Recently, the government introduced the National Housing Policy (NHP) that indicate the government is playing an active role in the market. However, Dr Carmelo warns the government a better way to generate affordable projects would be to remove regulatory obstacles, starting with reducing the direct involvement of government agencies in building low-cost homes.

Commenting on the NHP, Dr Carmelo said, “In contrast with what is suggested by the National Housing Policy, too-strict requirements for low-cost developments (i.e. minimum size) should be avoided in order to facilitate the interaction between supply and demand, taking into account the location and size factors, and therefore allowing lower income people to move toward the economic heart of the country, supporting thus not only their housing issues but also promoting their possibilities for a higher degree of social mobility.”

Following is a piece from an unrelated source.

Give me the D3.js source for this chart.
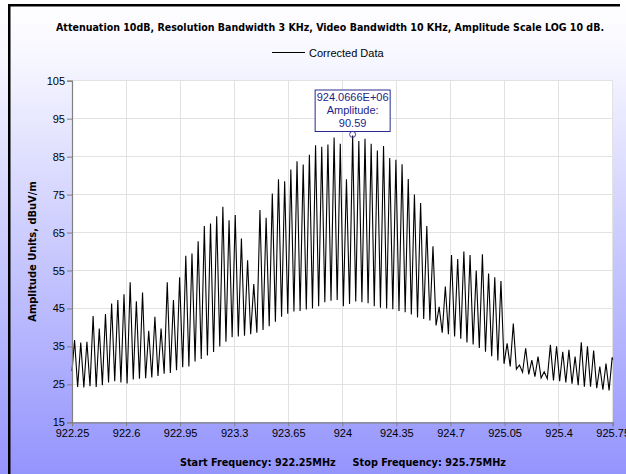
<!DOCTYPE html>
<html>
<head>
<meta charset="utf-8">
<script src="https://cdn.jsdelivr.net/npm/d3@7"></script>
<style>
  html, body { margin: 0; padding: 0; background: #fff; }
  svg { display: block; }
  text { font-family: "Liberation Sans", Arial, sans-serif; }
  .bold { font-family: "DejaVu Sans Condensed", "DejaVu Sans", sans-serif; font-weight: bold; font-stretch: condensed; }
</style>
</head>
<body>
<svg id="chart" width="626" height="474"></svg>
<script>
// Sweep settings
const titleText = "Attenuation 10dB, Resolution Bandwidth 3 KHz, Video Bandwidth 10 KHz, Amplitude Scale LOG 10 dB.";
const seriesName = "Corrected Data";
const yAxisTitle = "Amplitude Units, dBuV/m";
const startFreq = 922.25;
const stopFreq = 925.75;
const footerText = "Start Frequency: 922.25MHz     Stop Frequency: 925.75MHz";

// Tick labels
const xTicks = [922.25, 922.6, 922.95, 923.3, 923.65, 924, 924.35, 924.7, 925.05, 925.4, 925.75];
const xTickLabels = ["922.25", "922.6", "922.95", "923.3", "923.65", "924", "924.35", "924.7", "925.05", "925.4", "925.75"];
const yTicks = [15, 25, 35, 45, 55, 65, 75, 85, 95, 105];

// Trace: comb of carriers, 40 kHz apart, first one at 922.2666 MHz
const firstPeakFreq = 922.2666;
const peakSpacing = 0.04;
const peakLevels = [
  36.7, 36.0, 36.2, 43.0, 39.7, 43.5, 46.3, 47.2, 48.7, 51.9,
  46.9, 49.2, 39.1, 42.8, 39.7, 51.9, 47.2, 53.2, 58.9, 59.5,
  62.7, 66.7, 67.4, 69.3, 71.8, 68.2, 69.6, 63.4, 57.7, 51.4,
  70.9, 68.9, 75.3, 79.0, 78.5, 81.6, 83.8, 82.9, 85.5, 88.0,
  87.6, 88.2, 90.0, 88.4, 79.0, 90.59, 89.1, 89.7, 88.4, 86.6,
  87.8, 84.6, 84.2, 83.0, 79.1, 75.0, 72.8, 66.7, 61.4, 45.4,
  50.8, 59.1, 58.0, 60.0, 59.1, 55.0, 59.3, 54.2, 53.2, 52.2,
  35.8, 41.0, 30.1, 34.5, 31.4, 32.3, 28.3, 35.4, 35.0, 33.6,
  34.1, 32.3, 36.1, 35.0, 33.9, 29.7, 30.5, 32.1
];
// Floor level between neighbouring carriers
const troughLevels = [
  24.3, 24.2, 24.5, 24.3, 24.8, 25.5, 25.8, 25.5, 25.2, 26.3,
  26.5, 26.6, 26.8, 27.2, 27.8, 28.0, 28.7, 29.5, 29.7, 31.0,
  31.7, 32.6, 33.5, 35.0, 36.2, 37.4, 37.6, 37.8, 38.2, 38.6,
  39.3, 40.3, 41.5, 42.8, 43.6, 44.2, 44.3, 44.7, 45.0, 45.6,
  46.6, 47.0, 47.2, 45.6, 46.2, 46.8, 46.6, 46.4, 45.6, 45.2,
  45.0, 44.8, 44.3, 44.0, 43.4, 42.6, 42.2, 41.8, 40.5, 38.6,
  38.2, 37.6, 37.0, 36.0, 35.5, 34.6, 33.6, 32.4, 31.3, 30.4,
  29.7, 29.0, 28.2, 27.6, 27.0, 26.7, 26.5, 26.0, 25.8, 25.5,
  25.2, 24.8, 24.4, 24.4, 24.0, 23.6, 23.4
];
const traceStartLevel = 28.5;
const traceEndLevel = 31.5;

// Marker readout
const markerFreq = 924.0666;
const markerAmp = 90.59;
const markerLabel = ["924.0666E+06", "Amplitude:", "90.59"];

const svg = d3.select("#chart");
const W = 626, H = 474;
const plot = { left: 72, right: 612.7, top: 80.7, bottom: 422.3 };

// Background: white fading to lavender
const defs = svg.append("defs");
const grad = defs.append("linearGradient").attr("id", "bg").attr("x1", 0).attr("y1", 0).attr("x2", 0).attr("y2", 1);
grad.append("stop").attr("offset", "0").attr("stop-color", "#ffffff");
grad.append("stop").attr("offset", "0.12").attr("stop-color", "#f7f7ff");
grad.append("stop").attr("offset", "1").attr("stop-color", "#9494fd");
svg.append("rect").attr("width", W).attr("height", H).attr("fill", "url(#bg)");

// Frame lines
svg.append("rect").attr("x", 8).attr("y", 4).attr("width", 612).attr("height", 2.5).attr("fill", "#000");
svg.append("rect").attr("x", 8).attr("y", 4).attr("width", 2.5).attr("height", H - 4).attr("fill", "#000");

const x = d3.scaleLinear().domain([startFreq, stopFreq]).range([plot.left, plot.right]);
const y = d3.scaleLinear().domain([15, 105]).range([plot.bottom, plot.top]);

// Plot area
svg.append("rect")
  .attr("x", plot.left).attr("y", plot.top)
  .attr("width", plot.right - plot.left).attr("height", plot.bottom - plot.top)
  .attr("fill", "#fff");

// Grid
const grid = svg.append("g").attr("stroke", "#e2e2e2").attr("stroke-width", 1).attr("shape-rendering", "crispEdges");
grid.selectAll(".gx").data(xTicks.slice(1)).join("line")
  .attr("x1", d => x(d)).attr("x2", d => x(d))
  .attr("y1", plot.top).attr("y2", plot.bottom);
grid.selectAll(".gy").data(yTicks.slice(1)).join("line")
  .attr("x1", plot.left).attr("x2", plot.right)
  .attr("y1", d => y(d)).attr("y2", d => y(d));

// Trace points
const trace = [{ f: startFreq, v: traceStartLevel }];
peakLevels.forEach((p, i) => {
  const f = firstPeakFreq + i * peakSpacing;
  trace.push({ f: f, v: p });
  if (i < troughLevels.length) trace.push({ f: f + peakSpacing / 2, v: troughLevels[i] });
});
trace.push({ f: stopFreq, v: traceEndLevel });

const line = d3.line().x(d => x(d.f)).y(d => y(d.v));
svg.append("path")
  .datum(trace)
  .attr("d", line)
  .attr("fill", "none")
  .attr("stroke", "#000")
  .attr("stroke-width", 1.1)
  .attr("stroke-linejoin", "miter");

// Axes
const xAxis = d3.axisBottom(x).tickValues(xTicks).tickFormat((d, i) => xTickLabels[i]).tickSize(4).tickPadding(3);
const gx = svg.append("g").attr("transform", `translate(0,${plot.bottom})`).call(xAxis);
const yAxis = d3.axisLeft(y).tickValues(yTicks).tickSize(5).tickPadding(2);
const gy = svg.append("g").attr("transform", `translate(${plot.left},0)`).call(yAxis);
[gx, gy].forEach(g => {
  g.select(".domain").attr("stroke", "#808080").attr("stroke-width", 1.2);
  g.selectAll(".tick line").attr("stroke", "#808080");
  g.selectAll(".tick text").attr("fill", "#000").style("font-size", "11px")
    .style("font-family", "'Liberation Sans', Arial, sans-serif");
});

// Title
svg.append("text").attr("class", "bold")
  .attr("x", 56).attr("y", 31)
  .attr("textLength", 548).attr("lengthAdjust", "spacingAndGlyphs")
  .style("font-size", "11px").attr("fill", "#000")
  .text(titleText);

// Legend
svg.append("line").attr("x1", 272).attr("x2", 305).attr("y1", 52.5).attr("y2", 52.5)
  .attr("stroke", "#000").attr("stroke-width", 1);
svg.append("text").attr("x", 309).attr("y", 56.5)
  .style("font-size", "11px").attr("fill", "#000").text(seriesName);

// Y axis title
svg.append("text").attr("class", "bold")
  .attr("transform", `translate(36,${(plot.top + plot.bottom) / 2}) rotate(-90)`)
  .attr("text-anchor", "middle")
  .style("font-size", "11px").attr("fill", "#000")
  .text(yAxisTitle);

// Footer
svg.append("text").attr("class", "bold")
  .attr("x", 180).attr("y", 466)
  .attr("textLength", 326).attr("lengthAdjust", "spacingAndGlyphs")
  .style("font-size", "11px").attr("fill", "#000")
  .style("white-space", "pre").attr("xml:space", "preserve")
  .text(footerText);

// Marker readout
const mx = x(markerFreq), my = y(markerAmp);
const boxW = 75, boxH = 41.5;
const boxY = 90;
svg.append("rect")
  .attr("x", mx - boxW / 2).attr("y", boxY).attr("width", boxW).attr("height", boxH)
  .attr("fill", "#fff").attr("stroke", "#2a2a8f").attr("stroke-width", 1);
svg.append("g").selectAll("text").data(markerLabel).join("text")
  .attr("x", mx).attr("y", (d, i) => boxY + 11 + i * 13.2)
  .attr("text-anchor", "middle")
  .style("font-size", "11px").attr("fill", "#1d1d8a")
  .text(d => d);
svg.append("circle")
  .attr("cx", mx).attr("cy", my - 1).attr("r", 3)
  .attr("fill", "none").attr("stroke", "#3a3ab0").attr("stroke-width", 1);
</script>
</body>
</html>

“Disruptive entrepreneurship will play a key role in developing new technologies for making housing developments cheaper from the cost side. However, in order to emerge such kind of entrepreneurship requires the freedom to react to market signals and cannot be centrally designed by the government.”

Dr Carmelo also stressed how the rental market will play a growing role in the future, also because of generational cultural changes. In this perspective, the government may play a different role in the low-end segment, with initiatives like the guaranteed-rent homes, where the central authority guarantees the loan for those developers investing in affordable projects, and partially covers the rent disbursement, in order to make the projects both affordable and economically viable. “This method would have the advantage of avoiding capital expenditure from the government side, and moreover of decreasing current expenditures whenever the subsidised tenants improve their economic conditions”, concluded Dr Carmelo.